Builders Fight Oakland’s Public Art Law

     SAN FRANCISCO (CN) – The Building Industry Association sued Oakland, Calif., claiming its Public Arts Requirements Ordinance is an unconstitutional imposition of forced speech.
     The Building Industry Association is a powerful and well-heeled trade group, particularly in California. Its July 23 federal lawsuit takes aim at the ordinance the City Council adopted on Dec. 9, 2014, and which took effect Feb. 8.
     The law – Oakland Municipal Code § 15.70.010 et seq. – requires developers to include publicly accessible art as part of new projects, if the project cost exceeds $300,000 for commercial developments, or more than 20 units for residential.
     The BIA lawsuit does not mention the cost baseline. The law requires that 1 percent of qualifying commercial projects be devoted to public art, and 0.5 percent of residential projects, or that a corresponding amount be paid to the city for its public arts programs.
     The BIA calls the law an unconstitutional taking and unconstitutional forced or coerced speech. Even the in-lieu fee “violates the association’s members’ right not to engage in speech,” the BIS says in the complaint.
     “The First Amendment forbids the government from forcing property owners to fund and convey government messages, including through art, as a condition of granting a permit,” the complaint states.
     The BIA particularly objects to the government intrusion into private development.
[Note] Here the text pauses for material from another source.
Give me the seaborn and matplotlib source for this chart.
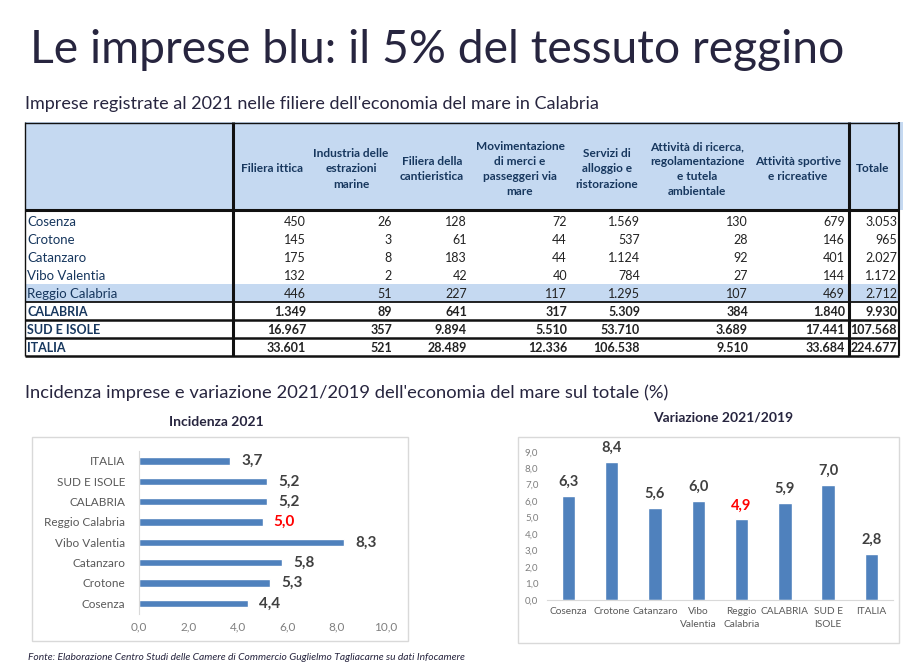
import matplotlib
matplotlib.use("Agg")
import matplotlib.pyplot as plt
import seaborn as sns
from matplotlib.patches import Rectangle

# tabella: imprese registrate al 2021
righe = ["Cosenza", "Crotone", "Catanzaro", "Vibo Valentia", "Reggio Calabria",
         "CALABRIA", "SUD E ISOLE", "ITALIA"]
intestazioni = ["Filiera ittica", "Industria delle\nestrazioni\nmarine",
                "Filiera della\ncantieristica", "Movimentazione\ndi merci e\npasseggeri via\nmare",
                "Servizi di\nalloggio e\nristorazione",
                "Attività di ricerca,\nregolamentazione\ne tutela\nambientale",
                "Attività sportive\ne ricreative", "Totale"]
ittica = [450, 145, 175, 132, 446, 1349, 16967, 33601]
estrazioni = [26, 3, 8, 2, 51, 89, 357, 521]
cantieristica = [128, 61, 183, 42, 227, 641, 9894, 28489]
movimentazione = [72, 44, 44, 40, 117, 317, 5510, 12336]
alloggio = [1569, 537, 1124, 784, 1295, 5309, 53710, 106538]
ricerca = [130, 28, 92, 27, 107, 384, 3689, 9510]
sportive = [679, 146, 401, 144, 469, 1840, 17441, 33684]
totale = [3053, 965, 2027, 1172, 2712, 9930, 107568, 224677]

# grafici
inc_labels = ["ITALIA", "SUD E ISOLE", "CALABRIA", "Reggio Calabria",
              "Vibo Valentia", "Catanzaro", "Crotone", "Cosenza"]
incidenza = [3.7, 5.2, 5.2, 5.0, 8.3, 5.8, 5.3, 4.4]
var_labels = ["Cosenza", "Crotone", "Catanzaro", "Vibo\nValentia", "Reggio\nCalabria",
              "CALABRIA", "SUD E\nISOLE", "ITALIA"]
variazione = [6.3, 8.4, 5.6, 6.0, 4.9, 5.9, 7.0, 2.8]

BLU = "#4f81bd"
NAVY = "#27253f"
HEAD = "#c5d9f1"

sns.set_style("white")
plt.rcParams["font.family"] = ["Lato", "DejaVu Sans"]

W, H = 922, 672
fig = plt.figure(figsize=(W / 100, H / 100), dpi=100)

# livello di sfondo in coordinate pixel
bg = fig.add_axes([0, 0, 1, 1])
bg.set_xlim(0, W)
bg.set_ylim(H, 0)
bg.axis("off")

bg.text(30, 50, "Le imprese blu: il 5% del tessuto reggino", fontsize=33.3,
        color=NAVY, va="center", ha="left")
bg.text(25, 104, "Imprese registrate al 2021 nelle filiere dell'economia del mare in Calabria",
        fontsize=13, color=NAVY, va="center")

# tabella
bg.add_patch(Rectangle((25, 122), 878, 88, fc=HEAD, ec="none"))
bg.add_patch(Rectangle((25, 284), 874, 18, fc=HEAD, ec="none"))
for y, lw in [(122.5, 1.0), (210, 2.2), (302, 1.3), (320, 1.8), (338, 1.8), (356, 1.8)]:
    bg.plot([25, 899], [y, y], color="#111111", lw=lw, solid_capstyle="butt")
for x, lw in [(25, 1.0), (233, 2.2), (849, 2.2), (899, 1.5)]:
    bg.plot([x, x], [122, 356], color="#111111", lw=lw, solid_capstyle="butt")

centri = [272, 351, 432, 520, 607, 697, 798, 873]
destre = [306, 392, 467, 567, 640, 748, 845, 897]
for c, h in zip(centri, intestazioni):
    bg.text(c, 169, h, ha="center", va="center", fontsize=8.6, fontweight="bold",
            color="#17375e", linespacing=1.45)

colonne = [ittica, estrazioni, cantieristica, movimentazione, alloggio, ricerca, sportive, totale]
for i, nome in enumerate(righe):
    y = 221.5 + i * 18
    bold = i >= 5
    bg.text(27, y, nome, va="center", fontsize=9.5 if not bold else 9, color="#17375e",
            fontweight="bold" if bold else "normal")
    for x, col in zip(destre, colonne):
        bg.text(x, y, f"{col[i]:,}".replace(",", "."), ha="right", va="center",
                fontsize=9, color="#222222", fontweight="bold" if bold else "normal")

bg.text(25, 393, "Incidenza imprese e variazione 2021/2019 dell'economia del mare sul totale (%)",
        fontsize=13.2, color=NAVY, va="center")
bg.text(216, 422, "Incidenza 2021", fontsize=10, fontweight="bold", color=NAVY,
        ha="center", va="center")
bg.text(723, 418, "Variazione 2021/2019", fontsize=10, fontweight="bold", color=NAVY,
        ha="center", va="center")
bg.add_patch(Rectangle((32, 437), 376, 204, fc="none", ec="#d9d9d9", lw=1))
bg.add_patch(Rectangle((518, 437), 381, 206, fc="none", ec="#d9d9d9", lw=1))
bg.text(28, 658, "Fonte: Elaborazione Centro Studi delle Camere di Commercio Guglielmo Tagliacarne su dati Infocamere",
        fontsize=7.4, style="italic", color=NAVY, va="center")

# grafico Incidenza 2021
ax1 = fig.add_axes([139 / W, 1 - 613.5 / H, 247 / W, 162.7 / H])
ax1.set_facecolor("none")
sns.barplot(x=incidenza, y=inc_labels, orient="h", color=BLU, saturation=1,
            width=0.37, ax=ax1)
ax1.set_xlim(0, 10)
ax1.set_ylim(7.5, -0.5)
ax1.set_xticks([0, 2, 4, 6, 8, 10])
ax1.set_xticklabels([f"{v:.1f}".replace(".", ",") for v in [0, 2, 4, 6, 8, 10]])
ax1.tick_params(axis="x", length=0, pad=6, labelsize=8.5, labelcolor="#7f7f7f")
ax1.tick_params(axis="y", length=0, pad=10, labelsize=8.5, labelcolor="#595959")
for s in ["top", "right", "bottom"]:
    ax1.spines[s].set_visible(False)
ax1.spines["left"].set_color("#d9d9d9")
lab1 = ax1.bar_label(ax1.containers[0], labels=[f"{v:.1f}".replace(".", ",") for v in incidenza],
                     padding=8, fontsize=11, fontweight="bold", color="#404040")
lab1[inc_labels.index("Reggio Calabria")].set_color("red")

# grafico Variazione 2021/2019
ax2 = fig.add_axes([546.7 / W, 1 - 600 / H, 346.4 / W, 148.3 / H])
ax2.set_facecolor("none")
sns.barplot(x=var_labels, y=variazione, color=BLU, saturation=1, width=0.31, ax=ax2)
ax2.set_xlim(-0.5, 7.5)
ax2.set_ylim(0, 9)
ax2.set_yticks(range(10))
ax2.set_yticklabels([f"{v:.1f}".replace(".", ",") for v in range(10)])
ax2.tick_params(axis="y", length=0, pad=6, labelsize=7, labelcolor="#7f7f7f")
ax2.tick_params(axis="x", length=0, pad=5, labelsize=7.3, labelcolor="#595959")
for lbl in ax2.get_xticklabels():
    lbl.set_linespacing(1.6)
for s in ["top", "right", "left"]:
    ax2.spines[s].set_visible(False)
ax2.spines["bottom"].set_color("#d9d9d9")
lab2 = ax2.bar_label(ax2.containers[0], labels=[f"{v:.1f}".replace(".", ",") for v in variazione],
                     padding=5, fontsize=10.5, fontweight="bold", color="#404040")
lab2[4].set_color("red")
for t in lab2:
    t.set_clip_on(False)

fig.savefig("out.png", dpi=100)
     The law requires builders to choose an artist verified and approved by the city, and requires that the designs be submitted to the city before the art is installed.
     The BIA seeks declaratory judgment and an injunction. It is represented by Anthony Francois with the Pacific Legal Foundation in Sacramento.
     Francois and the Oakland Attorney’s Office did not immediately return requests for comment Friday.